Но меня примирило с проектом Врубеля одно рассуждение покойного Наума Юрьевича Орлова, художественного руководителя Челябинского академического театра драмы, под руководством которого я работал пять сезонов и чьи устные рассказы записывал и оформлял в книжку.
Наум Юрьевич рассуждал о силе искусства на примере “Нищего” работы передвижника Василия Перова. Орлов говорил, что на улице он скорее всего пройдет мимо просящего подаяние, тогда как в Третьяковской галерее зафиксируется перед этим портретом, сочетающим типическое и индивидуальное, психологию и общественное, обыденное и надличностное, и получит свой вполне заработанный инсайд.
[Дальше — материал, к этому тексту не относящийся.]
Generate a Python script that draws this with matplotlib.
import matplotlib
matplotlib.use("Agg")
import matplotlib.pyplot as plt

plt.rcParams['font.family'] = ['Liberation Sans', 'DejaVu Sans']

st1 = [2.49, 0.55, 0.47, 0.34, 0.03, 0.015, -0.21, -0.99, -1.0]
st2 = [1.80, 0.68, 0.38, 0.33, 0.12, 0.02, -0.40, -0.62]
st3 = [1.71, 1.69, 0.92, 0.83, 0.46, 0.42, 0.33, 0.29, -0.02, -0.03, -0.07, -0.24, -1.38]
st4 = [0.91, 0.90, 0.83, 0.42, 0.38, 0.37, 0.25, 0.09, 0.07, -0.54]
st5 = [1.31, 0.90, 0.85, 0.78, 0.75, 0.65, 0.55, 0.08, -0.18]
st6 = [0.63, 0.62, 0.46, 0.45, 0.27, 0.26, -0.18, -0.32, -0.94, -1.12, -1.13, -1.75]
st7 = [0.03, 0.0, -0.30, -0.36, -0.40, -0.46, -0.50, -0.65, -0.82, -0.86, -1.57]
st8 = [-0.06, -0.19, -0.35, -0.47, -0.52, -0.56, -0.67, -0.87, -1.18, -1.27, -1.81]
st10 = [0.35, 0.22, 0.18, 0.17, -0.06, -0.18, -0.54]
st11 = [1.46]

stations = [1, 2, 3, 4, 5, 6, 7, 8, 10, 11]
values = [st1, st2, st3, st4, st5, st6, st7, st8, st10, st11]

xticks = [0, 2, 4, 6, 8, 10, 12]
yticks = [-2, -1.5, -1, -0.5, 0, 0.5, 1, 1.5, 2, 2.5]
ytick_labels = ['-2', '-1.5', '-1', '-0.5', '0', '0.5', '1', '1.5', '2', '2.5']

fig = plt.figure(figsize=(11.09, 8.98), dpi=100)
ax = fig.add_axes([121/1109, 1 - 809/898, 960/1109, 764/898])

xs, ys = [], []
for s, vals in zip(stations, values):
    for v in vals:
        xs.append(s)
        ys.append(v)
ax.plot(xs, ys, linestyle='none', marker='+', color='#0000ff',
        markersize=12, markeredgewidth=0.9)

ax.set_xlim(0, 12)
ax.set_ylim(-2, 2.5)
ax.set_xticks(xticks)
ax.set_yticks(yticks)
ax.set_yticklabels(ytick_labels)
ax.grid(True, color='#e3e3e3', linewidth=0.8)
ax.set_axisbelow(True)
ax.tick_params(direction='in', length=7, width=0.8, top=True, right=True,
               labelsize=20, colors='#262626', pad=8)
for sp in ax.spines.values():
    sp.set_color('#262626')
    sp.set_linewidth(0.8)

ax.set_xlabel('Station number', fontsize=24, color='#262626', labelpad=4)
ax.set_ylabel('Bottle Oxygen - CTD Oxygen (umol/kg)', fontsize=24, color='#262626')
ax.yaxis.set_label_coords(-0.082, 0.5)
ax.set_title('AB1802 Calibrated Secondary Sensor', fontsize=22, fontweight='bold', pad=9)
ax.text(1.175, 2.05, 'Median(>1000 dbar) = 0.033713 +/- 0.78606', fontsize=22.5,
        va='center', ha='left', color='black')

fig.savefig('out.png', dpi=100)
Ибо работа (деятельность) художника тем и значительна, что даже точное копирование создает дистанцию и обрамленность, вырванность из контекста и перенос объекта в другой контекст.
В музейном пространстве правильно поданная (впрочем, теперь, вероятно, уже любая) натуралистичность начинает звучать как метафора и, извините, символ.
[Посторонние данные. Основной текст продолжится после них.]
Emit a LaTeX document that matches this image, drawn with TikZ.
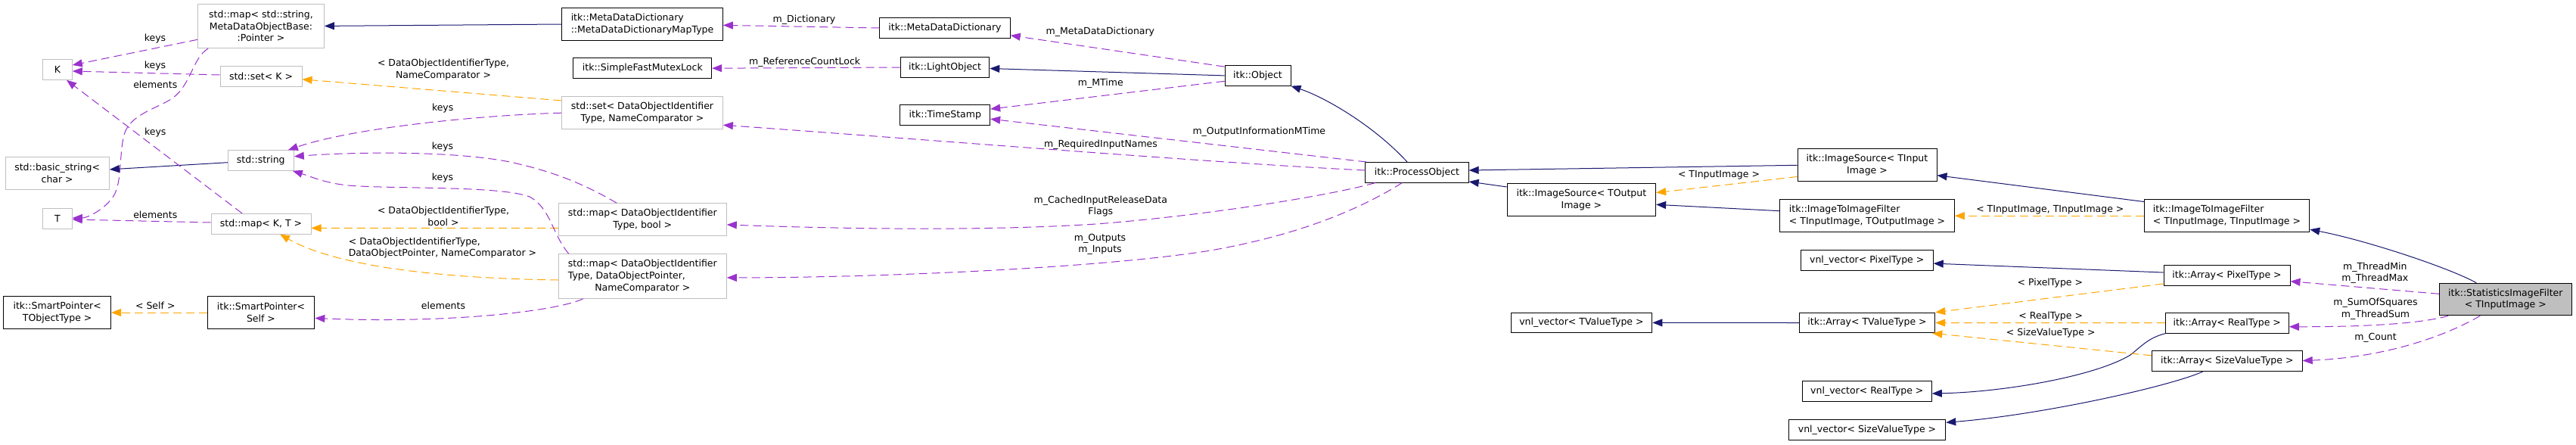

Жест художника — в этой прибавочной символической стоимости мессиджа. На улице нищего нужно заметить, выделить, умыслить и обобщить. Так информационная мелочь, которая не касается лично меня (смерть Литвиненко, похороны Брежнева) в работе Врубеля — Тимофеевой перестает быть мелочью — они начинают работать на меня, ибо информационное поле (медиальный мусор) у нас с тезкой Врубелем один и тот же. И если человек состоит из того, что ест (а также на 90 процентов из воды, в том числе и информационной), то пеленающие нас информационные потоки, собственно говоря, и есть то, из чего мы состоим сегодня. Вся наша жизнь проходит на фоне таких вот мелочей, составляющих декорации повседневности. Сюда же — песенки и фильмы-мультфильмы разных периодов нашей жизни, песенные (книжные) хиты и прочая мишура. Плюс, конечно, работы Врубеля — Тимофеевой оказываются на этой выставке самыми убедительными в пластическом смысле. Тут и школа, и даровитость, и мера, и вкус.
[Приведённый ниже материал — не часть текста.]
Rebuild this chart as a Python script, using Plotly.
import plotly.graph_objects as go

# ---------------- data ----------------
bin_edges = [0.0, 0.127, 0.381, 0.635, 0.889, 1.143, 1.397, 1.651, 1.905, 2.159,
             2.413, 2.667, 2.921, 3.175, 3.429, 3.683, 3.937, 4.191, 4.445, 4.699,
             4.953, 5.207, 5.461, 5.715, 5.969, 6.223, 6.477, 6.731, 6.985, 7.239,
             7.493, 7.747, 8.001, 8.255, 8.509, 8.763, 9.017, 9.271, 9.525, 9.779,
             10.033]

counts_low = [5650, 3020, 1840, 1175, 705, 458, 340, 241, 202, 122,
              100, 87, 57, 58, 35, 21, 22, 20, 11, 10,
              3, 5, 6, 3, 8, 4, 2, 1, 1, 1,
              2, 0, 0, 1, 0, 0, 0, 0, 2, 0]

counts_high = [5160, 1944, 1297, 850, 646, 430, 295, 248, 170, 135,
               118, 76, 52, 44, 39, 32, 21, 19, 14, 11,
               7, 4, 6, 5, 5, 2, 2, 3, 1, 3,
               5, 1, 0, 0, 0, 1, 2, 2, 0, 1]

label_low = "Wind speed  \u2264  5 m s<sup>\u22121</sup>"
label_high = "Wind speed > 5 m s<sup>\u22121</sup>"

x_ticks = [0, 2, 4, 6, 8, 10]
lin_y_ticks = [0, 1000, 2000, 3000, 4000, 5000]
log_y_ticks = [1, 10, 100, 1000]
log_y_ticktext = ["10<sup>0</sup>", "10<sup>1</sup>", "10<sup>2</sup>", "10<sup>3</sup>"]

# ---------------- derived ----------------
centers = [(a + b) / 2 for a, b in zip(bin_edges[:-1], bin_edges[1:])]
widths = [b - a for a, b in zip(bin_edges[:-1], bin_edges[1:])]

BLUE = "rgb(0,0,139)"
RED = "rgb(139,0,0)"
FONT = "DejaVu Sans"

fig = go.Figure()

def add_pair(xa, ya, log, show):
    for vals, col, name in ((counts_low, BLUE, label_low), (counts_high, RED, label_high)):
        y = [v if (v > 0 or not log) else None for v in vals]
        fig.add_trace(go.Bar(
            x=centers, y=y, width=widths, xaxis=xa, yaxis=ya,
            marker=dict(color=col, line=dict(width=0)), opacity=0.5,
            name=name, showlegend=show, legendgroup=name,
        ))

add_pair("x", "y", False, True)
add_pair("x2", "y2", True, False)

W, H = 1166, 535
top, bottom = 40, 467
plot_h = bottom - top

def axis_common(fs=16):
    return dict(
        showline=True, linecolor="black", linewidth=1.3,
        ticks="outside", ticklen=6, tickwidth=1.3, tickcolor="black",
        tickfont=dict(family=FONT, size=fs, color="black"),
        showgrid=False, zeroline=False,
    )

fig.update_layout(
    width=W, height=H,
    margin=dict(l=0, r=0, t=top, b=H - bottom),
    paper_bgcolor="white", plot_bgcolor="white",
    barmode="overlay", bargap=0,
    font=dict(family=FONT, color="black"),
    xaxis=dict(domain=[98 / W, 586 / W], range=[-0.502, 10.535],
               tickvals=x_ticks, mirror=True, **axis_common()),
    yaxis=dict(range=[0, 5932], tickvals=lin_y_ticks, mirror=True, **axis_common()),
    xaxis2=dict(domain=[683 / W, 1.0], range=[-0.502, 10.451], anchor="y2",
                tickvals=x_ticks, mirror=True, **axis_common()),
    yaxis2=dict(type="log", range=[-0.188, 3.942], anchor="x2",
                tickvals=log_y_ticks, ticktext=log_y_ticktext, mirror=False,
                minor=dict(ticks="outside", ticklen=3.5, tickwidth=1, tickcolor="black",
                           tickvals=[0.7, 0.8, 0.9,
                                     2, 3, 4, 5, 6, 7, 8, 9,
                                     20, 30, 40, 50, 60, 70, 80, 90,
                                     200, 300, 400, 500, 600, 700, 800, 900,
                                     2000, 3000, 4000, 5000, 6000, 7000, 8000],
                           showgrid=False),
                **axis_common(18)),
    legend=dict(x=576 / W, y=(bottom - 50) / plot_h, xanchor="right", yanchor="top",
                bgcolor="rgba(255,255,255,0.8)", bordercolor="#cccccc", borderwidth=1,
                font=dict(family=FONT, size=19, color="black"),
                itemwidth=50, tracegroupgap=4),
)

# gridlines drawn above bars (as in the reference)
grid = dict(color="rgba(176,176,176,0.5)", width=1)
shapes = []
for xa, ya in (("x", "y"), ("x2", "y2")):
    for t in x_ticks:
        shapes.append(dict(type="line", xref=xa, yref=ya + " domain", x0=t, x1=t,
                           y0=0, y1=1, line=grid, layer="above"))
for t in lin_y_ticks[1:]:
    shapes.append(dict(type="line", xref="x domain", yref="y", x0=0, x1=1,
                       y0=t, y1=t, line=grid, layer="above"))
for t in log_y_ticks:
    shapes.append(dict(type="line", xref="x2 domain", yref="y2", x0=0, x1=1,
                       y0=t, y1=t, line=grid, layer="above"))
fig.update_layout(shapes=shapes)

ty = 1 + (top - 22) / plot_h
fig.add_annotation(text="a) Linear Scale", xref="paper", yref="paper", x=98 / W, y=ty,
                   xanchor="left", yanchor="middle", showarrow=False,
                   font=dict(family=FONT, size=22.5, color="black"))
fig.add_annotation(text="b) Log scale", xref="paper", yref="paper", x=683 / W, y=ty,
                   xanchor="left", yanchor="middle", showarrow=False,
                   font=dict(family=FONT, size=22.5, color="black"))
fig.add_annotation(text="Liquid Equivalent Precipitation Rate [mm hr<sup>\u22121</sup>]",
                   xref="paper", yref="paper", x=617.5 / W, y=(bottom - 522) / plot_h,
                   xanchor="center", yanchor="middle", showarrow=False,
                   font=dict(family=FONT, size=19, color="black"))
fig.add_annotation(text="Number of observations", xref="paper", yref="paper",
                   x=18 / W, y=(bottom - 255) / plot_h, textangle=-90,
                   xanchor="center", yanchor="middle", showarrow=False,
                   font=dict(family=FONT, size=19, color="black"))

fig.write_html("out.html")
Я очень люблю художественные работы архитектора Александра Бродского. “Заснеженный город” — одна из лучших работ в экспозиции, но есть, как мне кажется, и недочет. Стеклянный ящик, в котором стоят маленькие домики (город), может быть занесен снегом, достаточно покрутить ручку — и ты поднимаешь пургу-метель. Ящик сделан под конкретные масштабы российского павильона на венецианской биеннале (где его впервые выставили), кто был, помнит этот скромный, тесный (и оттого, кстати, уютный) двухэтажный павильон на выселках. Вероятно, в нем артефакт находился в соразмерности, однако в ЦДХ инсталляция оказалась мелкой, мельче нужного — домики больно уж крохотные.
Я вспоминаю другую инсталляцию А. Бродского — “Кома” (вот такой же игрушечный город постепенно заливал просачивающийся из боковых капельниц мазут плюс фотографии разрушений на стенах), в продолжение которой придумана и сделана новая, архитектурно очень точно спланированная под зал галереи Гельмана (кто не был — тот будет, кто был, не забудет). Казалось бы, мелочь — домики всего-то на пару сантиметров больше, ан нет — совсем иной коленкор и выразительность. Дома ручной лепки (каюсь, спер парочку) в “Коме” казались индивидуальными и непохожими друг на дружку, из-за чего игрушечные проспекты отличались от соседних улиц; здесь же Бродский воспроизводит “типовую”, линейную застройку, словно бы копирующую компьютерную графику, — и эффект иной. Стихия выглядит при таком раскладе много внушительнее, но очень уж хрупок бассейн, очень уж далеко и отдельно сиротливое видео (пустой вагон метро, движущийся по тоннелю). Все равно — очень хорошая работа.